CSS on DVDs is one think (still evil if you ask me) but on brodcast TV when dose the madness end?
I can see my donation to the EFF was worth every cent.
I know I'm going to hell, I'm just trying to get good seats.
Slashdot isn't a blog it's a forum, as are most of the sites you've posted.
A blog is a lengthy archive of self-obsessed opinion compiled and posted on the web by self-regarding people who have no other media outlet, and read by a very few others, mostly equally sad bloggers themselves. They operate on the theory that with enough howl-around feedback from each other they can claim an enormous readership and influence.
"We hope that the blog format will help us get the word out and let interested people see what
this group is up to."
Not bloody likely, mate. Why don't you get in a newspaper or on television, if you want real people to see what you are up to, and not just internet types with nothing better to read at the moment.
Basically - all blogs are a total pile of bullshit, almost without exception.
The only real effect this will have is to force consumers to stop purchasing computer hardware in the US and buy foreign units that lack the draconian restrictive controls.
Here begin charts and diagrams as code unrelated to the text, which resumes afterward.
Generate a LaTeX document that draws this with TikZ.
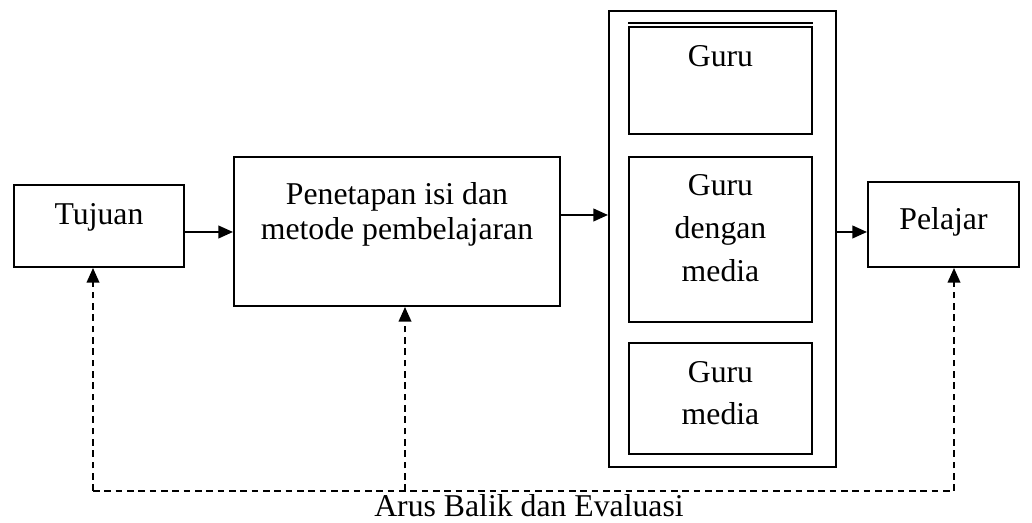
\documentclass[tikz,border=0pt]{standalone}
\usepackage{fontspec}
\setmainfont{Liberation Serif}
\usetikzlibrary{arrows.meta,fit}
\begin{document}
\begin{tikzpicture}[x=0.75pt,y=-0.75pt,
  box/.style={draw=black,line width=1.5pt,inner sep=0pt,fill=none},
  lbl/.style={anchor=base,inner sep=0pt,font=\fontsize{23.8}{28}\selectfont},
  arr/.style={line width=1.5pt,-{Triangle[length=11pt,width=9.5pt]}},
  fb/.style={line width=1.3pt,dash pattern=on 5pt off 3.5pt},
  fbarr/.style={fb,-{Triangle[length=11pt,width=9.5pt]}}]
\useasboundingbox (0,0) rectangle (1032,523);
% boxes
\node[box,fit={(14,185) (184,267)}] (tujuan) {};
\node[box,fit={(234,157) (560,306)}] (penetapan) {};
\node[box,fit={(609,11) (836,467)}] (outer) {};
\node[box,fit={(629,27) (812,134)}] (g1) {};
\draw[line width=1.5pt] (g1.north west) ++(0,-3) coordinate (g1a) -- (g1.north east |- g1a);
\node[box,fit={(629,157) (812,322)}] (g2) {};
\node[box,fit={(629,343) (812,454)}] (g3) {};
\node[box,fit={(868,182) (1019,267)}] (pelajar) {};
% texts
\node[lbl] (ttujuan) at (99,225) {Tujuan};
\node[lbl] (tpen1) at (397,205) {Penetapan isi dan};
\node[lbl] (tpen2) at (397,240) {metode pembelajaran};
\node[lbl] (tg1) at (720.5,67) {Guru};
\node[lbl] (tg2a) at (720.5,196) {Guru};
\node[lbl] (tg2b) at (720.5,239) {dengan};
\node[lbl] (tg2c) at (720.5,282) {media};
\node[lbl] (tg3a) at (720.5,383) {Guru};
\node[lbl] (tg3b) at (720.5,425) {media};
\node[lbl] (tpel) at (943.5,230) {Pelajar};
\node[lbl] (tarus) at (529,516.5) {Arus Balik dan Evaluasi};
% arrows
\draw[arr] (tujuan.east |- 0,232) -- (penetapan.west |- 0,232);
\draw[arr] (penetapan.east |- 0,215) -- (outer.west |- 0,215);
\draw[arr] (outer.east |- 0,232) -- (pelajar.west |- 0,232);
% feedback
\coordinate (fl) at (93,491);
\coordinate (fm) at (405,491);
\coordinate (fr) at (954,491);
\draw[fb] (fl) -- (fr);
\draw[fbarr] (fl) -- (tujuan.south -| fl);
\draw[fbarr] (fm) -- (penetapan.south -| fm);
\draw[fbarr] (fr) -- (pelajar.south -| fr);
\end{tikzpicture}
\end{document}
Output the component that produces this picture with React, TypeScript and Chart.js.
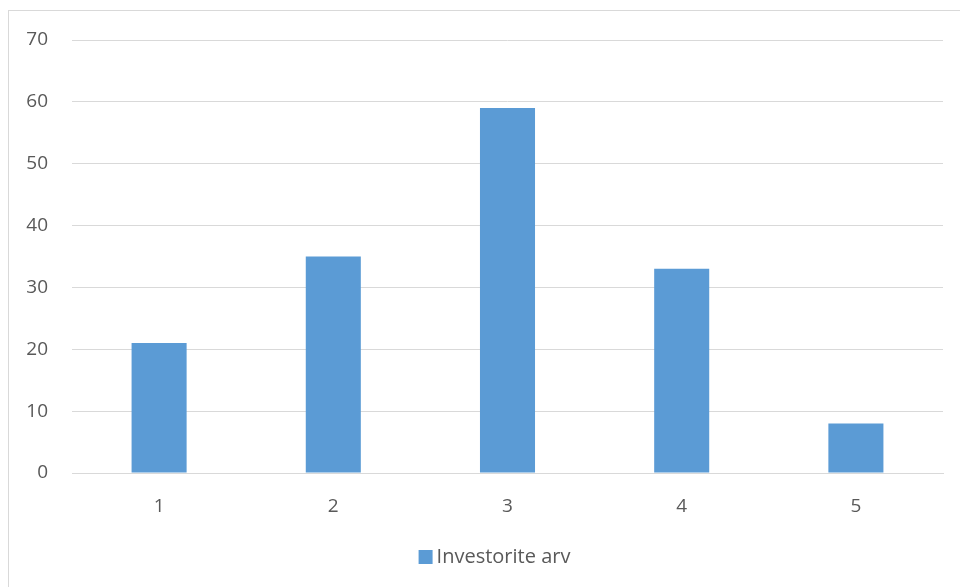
import React, { useEffect, useRef } from "react";
import { Chart, registerables } from "chart.js";

Chart.register(...registerables);

const categories = ["1", "2", "3", "4", "5"];
const investorCounts = [21, 35, 59, 33, 8];
const seriesLabel = "Investorite arv";
const yTicks = { min: 0, max: 70, step: 10 };

const FONT = "'Open Sans', 'Liberation Sans', sans-serif";
const TEXT = "#595959";
const GRID = "#d9d9d9";
const BAR = "#5b9bd5";

// Bottom legend drawn in the office-chart style: small square, tight gap, label.
const bottomLegend = {
  id: "bottomLegend",
  afterDraw(chart: any) {
    const ctx = chart.ctx;
    const ds = chart.data.datasets[0];
    const label = String(ds.label);
    ctx.save();
    ctx.font = `20px ${FONT}`;
    const textW = ctx.measureText(label).width;
    const box = 14;
    const gap = 4;
    const total = box + gap + textW;
    const cx = (chart.chartArea.left + chart.chartArea.right) / 2 - 13;
    const x0 = cx - total / 2;
    const cy = 557;
    ctx.fillStyle = ds.backgroundColor;
    ctx.fillRect(x0, cy - box / 2, box, box);
    ctx.fillStyle = TEXT;
    ctx.textBaseline = "middle";
    ctx.textAlign = "left";
    ctx.fillText(label, x0 + box + gap, cy);
    ctx.restore();
  },
};

export default function App() {
  const canvasRef = useRef<HTMLCanvasElement | null>(null);

  useEffect(() => {
    const canvas = canvasRef.current;
    if (!canvas) return;
    const chart = new Chart(canvas, {
      type: "bar",
      data: {
        labels: categories,
        datasets: [
          {
            label: seriesLabel,
            data: investorCounts,
            backgroundColor: BAR,
            borderWidth: 0,
            barPercentage: 0.316,
            categoryPercentage: 1,
          },
        ],
      },
      options: {
        animation: false,
        responsive: false,
        maintainAspectRatio: false,
        layout: { padding: { left: 0, right: 17, top: 40, bottom: 52 } },
        scales: {
          x: {
            grid: { display: false },
            border: { display: true, color: GRID, width: 1 },
            ticks: { color: TEXT, font: { family: FONT, size: 19 }, padding: 14 },
            afterFit: (s: any) => {
              s.height = 62;
            },
          },
          y: {
            min: yTicks.min,
            max: yTicks.max,
            ticks: {
              stepSize: yTicks.step,
              color: TEXT,
              font: { family: FONT, size: 19 },
              padding: 24,
            },
            grid: { color: GRID, lineWidth: 1, drawTicks: false },
            border: { display: false },
            afterFit: (s: any) => {
              s.width = 72;
            },
          },
        },
        plugins: {
          legend: { display: false },
          tooltip: { enabled: false },
        },
      },
      plugins: [bottomLegend],
    });
    return () => chart.destroy();
  }, []);

  return (
    <div style={{ position: "fixed", left: 0, top: 0, width: 960, height: 587, background: "#fff" }}>
      <div
        style={{
          position: "absolute",
          left: 8,
          top: 10,
          width: 960,
          height: 600,
          border: "1.5px solid #d9d9d9",
          boxSizing: "border-box",
        }}
      />
      <canvas
        ref={canvasRef}
        width={960}
        height={587}
        style={{ position: "absolute", left: 0, top: 0, width: 960, height: 587 }}
      />
    </div>
  );
}
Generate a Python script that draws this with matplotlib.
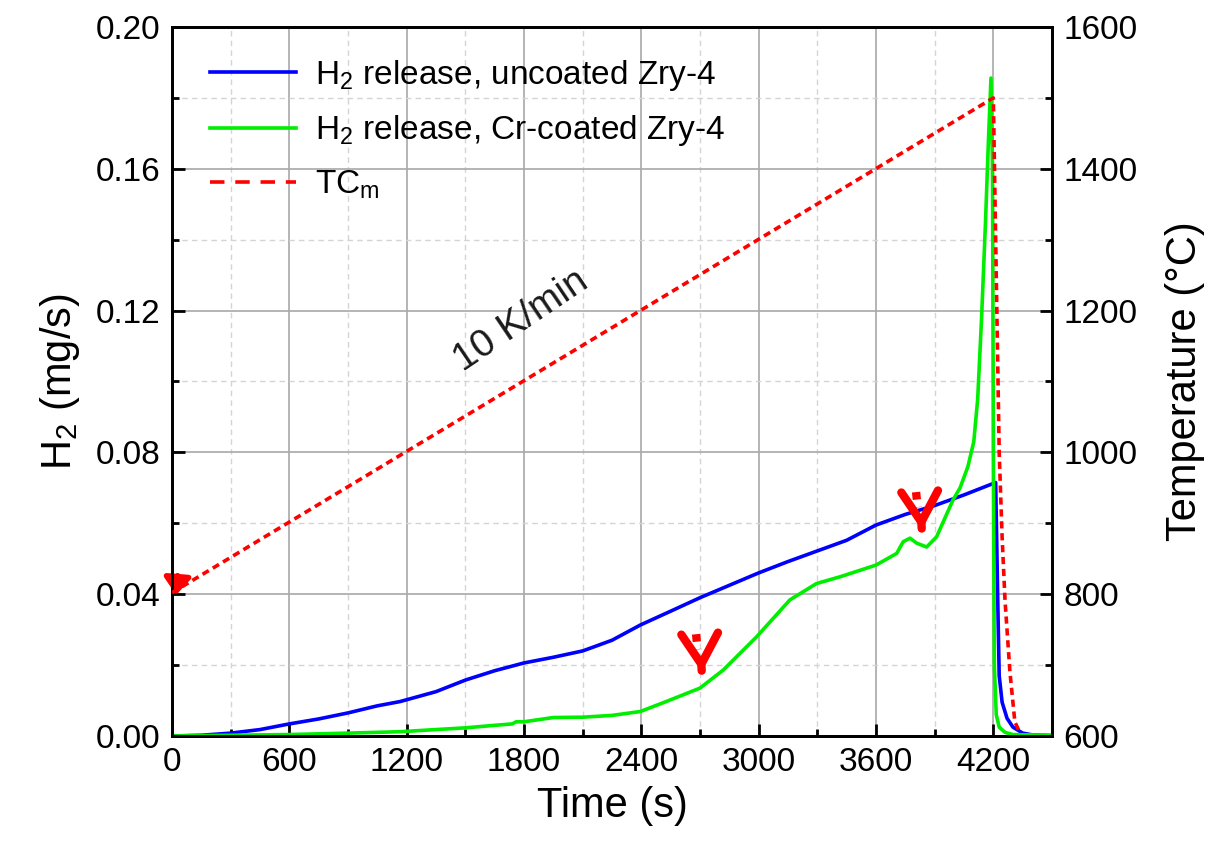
import matplotlib
matplotlib.use("Agg")
import matplotlib.pyplot as plt
from matplotlib.ticker import MultipleLocator
from matplotlib.lines import Line2D

plt.rcParams['font.family'] = ['Liberation Sans', 'DejaVu Sans']
plt.rcParams['mathtext.fontset'] = 'custom'
plt.rcParams['mathtext.rm'] = 'Liberation Sans'
plt.rcParams['mathtext.it'] = 'Liberation Sans:italic'

# ---- data ----
t_uncoated = [0, 150, 300, 450, 600, 750, 900, 1050, 1166, 1350, 1502, 1650, 1800,
              1950, 2101, 2250, 2395, 2550, 2700, 2850, 3000, 3150, 3300, 3450,
              3600, 3750, 3900, 4050, 4212, 4222, 4230, 4245, 4270, 4300,
              4350, 4400, 4500]
h2_uncoated = [0.0, 0.0002, 0.0008, 0.0018, 0.0034, 0.0048, 0.0065, 0.0085, 0.0097,
               0.0125, 0.0158, 0.0184, 0.0206, 0.0222, 0.0240, 0.0270, 0.0313,
               0.0352, 0.0390, 0.0425, 0.0460, 0.0492, 0.0522, 0.0552, 0.0595,
               0.0625, 0.0650, 0.0680, 0.0715, 0.0400, 0.0170, 0.0095,
               0.0050, 0.0025, 0.0008, 0.0003, 0.0001]

t_coated = [0, 300, 600, 900, 1166, 1502, 1650, 1740, 1760, 1800, 1950, 2101, 2250,
            2395, 2527, 2700, 2819, 2990, 3160, 3296, 3416, 3600, 3706, 3739, 3774,
            3808, 3859, 3910, 3994, 4030, 4070, 4100, 4120, 4140, 4160, 4175, 4188,
            4196, 4200, 4205, 4215, 4230, 4260, 4300, 4500]
h2_coated = [0.0, 0.0002, 0.0004, 0.0008, 0.0012, 0.0023, 0.0030, 0.0034, 0.0040,
             0.0040, 0.0052, 0.0053, 0.0058, 0.0069, 0.0097, 0.0135, 0.0186, 0.0280,
             0.0384, 0.0430, 0.0449, 0.0482, 0.0515, 0.0548, 0.0558, 0.0544, 0.0533,
             0.0562, 0.0666, 0.0700, 0.0760, 0.0830, 0.0950, 0.1180, 0.1450, 0.1680,
             0.1856, 0.1600, 0.0800, 0.0200, 0.0060, 0.0025, 0.0010, 0.0004, 0.0002]

t_temp = [0, 4200, 4215, 4230, 4245, 4260, 4285, 4310, 4330]
temp_tc = [802, 1500, 1250, 1000, 880, 790, 690, 620, 608]

x_ticks = [0, 600, 1200, 1800, 2400, 3000, 3600, 4200]
y_left_ticks = [0.00, 0.04, 0.08, 0.12, 0.16, 0.20]
y_right_ticks = [600, 800, 1000, 1200, 1400, 1600]

labels = ['H$_2$ release, uncoated Zry-4', 'H$_2$ release, Cr-coated Zry-4', 'TC$_\\mathrm{m}$']

# arrows (tip positions, data coords)
arrow_tips = [(2710, 0.0172), (3835, 0.0573)]

# ---- figure ----
fig = plt.figure(figsize=(12.11, 8.63), dpi=100)
ax = fig.add_axes([0.142, 0.1472, 0.7267, 0.8215])
ax2 = ax.twinx()

ax.plot(t_uncoated, h2_uncoated, color='#0000ff', lw=2.6, zorder=3)
ax.plot(t_coated, h2_coated, color='#00ee00', lw=2.6, zorder=3)
ax2.plot(t_temp, temp_tc, color='#ff0000', lw=2.6, ls=(0, (2, 1.3)), zorder=3)

ax.set_xlim(0, 4500)
ax.set_ylim(0, 0.20)
ax2.set_ylim(600, 1600)
ax.set_xticks(x_ticks)
ax.set_yticks(y_left_ticks)
ax2.set_yticks(y_right_ticks)
ax.set_yticklabels([f'{v:.2f}' for v in y_left_ticks])
ax.xaxis.set_minor_locator(MultipleLocator(300))
ax.yaxis.set_minor_locator(MultipleLocator(0.02))
ax2.yaxis.set_minor_locator(MultipleLocator(100))

ax.grid(which='major', color='#a8a8a8', lw=1.2, ls='-')
ax.grid(which='minor', color='#d4d4d4', lw=1.0, ls=(0, (4, 3)))
ax.set_axisbelow(True)

for a in (ax, ax2):
    for s in a.spines.values():
        s.set_linewidth(2)
ax.tick_params(axis='both', which='major', direction='in', length=9, width=2,
               labelsize=24, pad=8, top=False, right=False)
ax.tick_params(axis='both', which='minor', direction='in', length=5, width=2,
               top=False, right=False)
ax2.tick_params(axis='y', which='major', direction='in', length=9, width=2,
                labelsize=24, pad=8)
ax2.tick_params(axis='y', which='minor', direction='in', length=5, width=2)

ax.set_xlabel('Time (s)', fontsize=30, labelpad=6)
ax.set_ylabel('H$_2$ (mg/s)', fontsize=30, labelpad=10)
ax2.set_ylabel('Temperature (°C)', fontsize=30, labelpad=20)

ax.text(1785, 0.117, '10 K/min', fontsize=28, rotation=34, color='#1a1a1a',
        ha='center', va='center')

# red annotation arrows
for (tx, ty) in arrow_tips:
    ax.plot([tx - 30, tx - 22], [ty + 0.0115, ty + 0.0072], color='red', lw=6,
            ls=(0, (0.9, 0.9)), zorder=5, solid_capstyle='butt')
    ax.annotate('', xy=(tx, ty), xytext=(tx - 2, ty + 0.002),
                arrowprops=dict(arrowstyle='->,head_length=1.0,head_width=0.6',
                                color='red', lw=6, mutation_scale=22), zorder=5)
ax.annotate('', xy=(20, 0.039), xytext=(30, 0.046),
            arrowprops=dict(arrowstyle='-|>,head_length=0.5,head_width=0.4',
                            color='red', lw=4, mutation_scale=20), zorder=5)

handles = [Line2D([], [], color='#0000ff', lw=2.6),
           Line2D([], [], color='#00ee00', lw=2.6),
           Line2D([], [], color='#ff0000', lw=2.6, ls=(0, (4, 3)))]
ax2.legend(handles, labels, loc='upper left', frameon=False, fontsize=24,
           handlelength=2.6, handletextpad=0.55, labelspacing=0.62,
           bbox_to_anchor=(0.02, 0.985), borderaxespad=0.2)

fig.savefig('out.png', dpi=100)
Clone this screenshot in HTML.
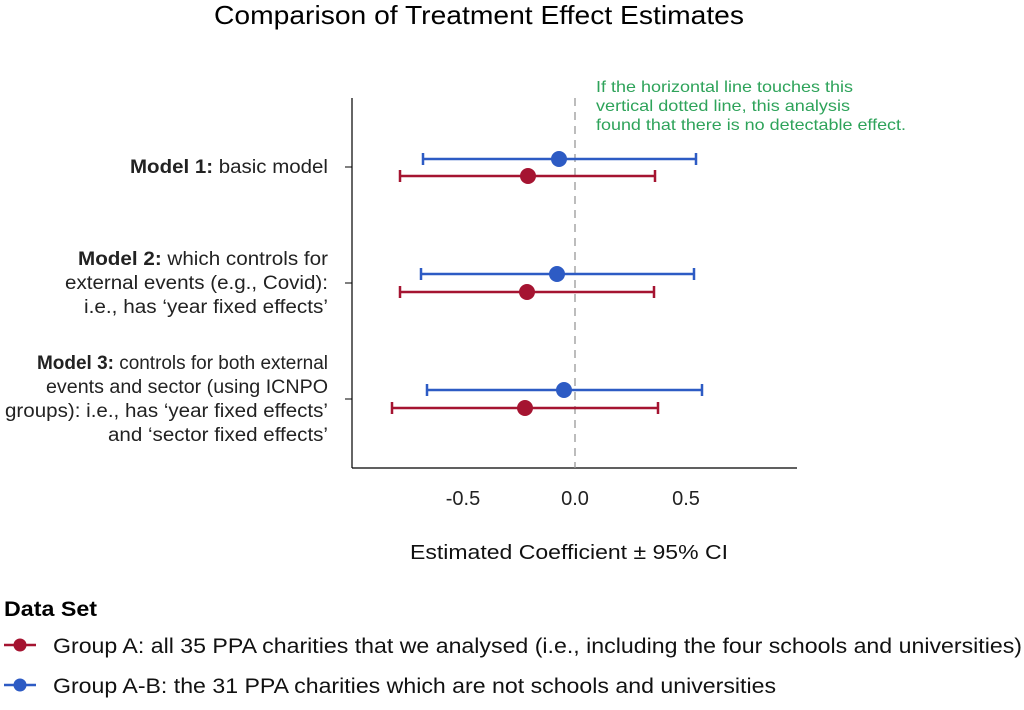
<!DOCTYPE html>
<html><head><meta charset="utf-8"><style>
html,body{margin:0;padding:0;background:#fff;}
svg text{font-family:"Liberation Sans",Arial,sans-serif;}
</style></head><body>
<svg width="1024" height="705" viewBox="0 0 1024 705" xmlns="http://www.w3.org/2000/svg">
<text x="214" y="24" font-size="26" textLength="530" lengthAdjust="spacingAndGlyphs" fill="#000">Comparison of Treatment Effect Estimates</text>
<!-- axes -->
<line x1="352" y1="98" x2="352" y2="468" stroke="#000" stroke-width="1.2"/>
<line x1="352" y1="468" x2="797" y2="468" stroke="#000" stroke-width="1.2"/>
<line x1="345" y1="167" x2="352" y2="167" stroke="#000"/>
<line x1="345" y1="283" x2="352" y2="283" stroke="#000"/>
<line x1="345" y1="399" x2="352" y2="399" stroke="#000"/>
<line x1="575" y1="98" x2="575" y2="468" stroke="#999" stroke-width="1.3" stroke-dasharray="8,6"/>
<g font-size="20" fill="#222" text-anchor="middle">
<text x="463" y="505">-0.5</text><text x="575" y="505">0.0</text><text x="686" y="505">0.5</text>
</g>
<text x="410" y="559" font-size="20" textLength="318" lengthAdjust="spacingAndGlyphs" fill="#111">Estimated Coefficient ± 95% CI</text>
<!-- y labels -->
<g font-size="19" fill="#222" lengthAdjust="spacingAndGlyphs">
<text x="130" y="173" textLength="198" lengthAdjust="spacingAndGlyphs"><tspan font-weight="bold">Model 1:</tspan> basic model</text>
<text x="78" y="265" textLength="250" lengthAdjust="spacingAndGlyphs"><tspan font-weight="bold">Model 2:</tspan> which controls for</text>
<text x="65" y="289" textLength="263" lengthAdjust="spacingAndGlyphs">external events (e.g., Covid):</text>
<text x="84" y="313" textLength="244" lengthAdjust="spacingAndGlyphs">i.e., has ‘year fixed effects’</text>
<text x="37" y="369" textLength="291" lengthAdjust="spacingAndGlyphs"><tspan font-weight="bold">Model 3:</tspan> controls for both external</text>
<text x="46" y="393" textLength="282" lengthAdjust="spacingAndGlyphs">events and sector (using ICNPO</text>
<text x="5" y="417" textLength="323" lengthAdjust="spacingAndGlyphs">groups): i.e., has ‘year fixed effects’</text>
<text x="108" y="441" textLength="220" lengthAdjust="spacingAndGlyphs">and ‘sector fixed effects’</text>
</g>
<!-- annotation -->
<g font-size="16" fill="#2EA35A">
<text x="596" y="92" textLength="257" lengthAdjust="spacingAndGlyphs">If the horizontal line touches this</text>
<text x="596" y="111" textLength="254" lengthAdjust="spacingAndGlyphs">vertical dotted line, this analysis</text>
<text x="596" y="130" textLength="310" lengthAdjust="spacingAndGlyphs">found that there is no detectable effect.</text>
</g>
<!-- series -->
<g stroke-width="2.5" fill="none">
<g stroke="#2D5BC4">
<path d="M423 159H696M423 153V165M696 153V165"/>
<path d="M421 274H694M421 268V280M694 268V280"/>
<path d="M427 390H702M427 384V396M702 384V396"/>
</g>
<g stroke="#A51431">
<path d="M400 176H655M400 170V182M655 170V182"/>
<path d="M400 292H654M400 286V298M654 286V298"/>
<path d="M392 408H658M392 402V414M658 402V414"/>
</g>
</g>
<g fill="#2D5BC4"><circle cx="559" cy="159" r="8"/><circle cx="557" cy="274" r="8"/><circle cx="564" cy="390" r="8"/></g>
<g fill="#A51431"><circle cx="528" cy="176" r="8"/><circle cx="527" cy="292" r="8"/><circle cx="525" cy="408" r="8"/></g>
<!-- legend -->
<text x="4" y="616" font-size="21" font-weight="bold" textLength="93" lengthAdjust="spacingAndGlyphs" fill="#000">Data Set</text>
<line x1="4" y1="645" x2="36" y2="645" stroke="#A51431" stroke-width="2.5"/>
<circle cx="20" cy="645" r="6.5" fill="#A51431"/>
<text x="53" y="653" font-size="21" textLength="969" lengthAdjust="spacingAndGlyphs" fill="#111">Group A: all 35 PPA charities that we analysed (i.e., including the four schools and universities)</text>
<line x1="4" y1="685" x2="36" y2="685" stroke="#2D5BC4" stroke-width="2.5"/>
<circle cx="20" cy="685" r="6.5" fill="#2D5BC4"/>
<text x="53" y="693" font-size="21" textLength="723" lengthAdjust="spacingAndGlyphs" fill="#111">Group A-B: the 31 PPA charities which are not schools and universities</text>
</svg>
</body></html>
If these become difficult to import, it will encourage the smugglers to bring more goods in through grey and black market routes.
Case in point, PGP. How many people out there used the "legal" crippled version, and how many just downloaded the international version that worked as it was intended?
I'm thinking any forced DRM attempt is quite simply going to fail, and will take a good bite out of what little consumer confidence is left in the high-tech sector.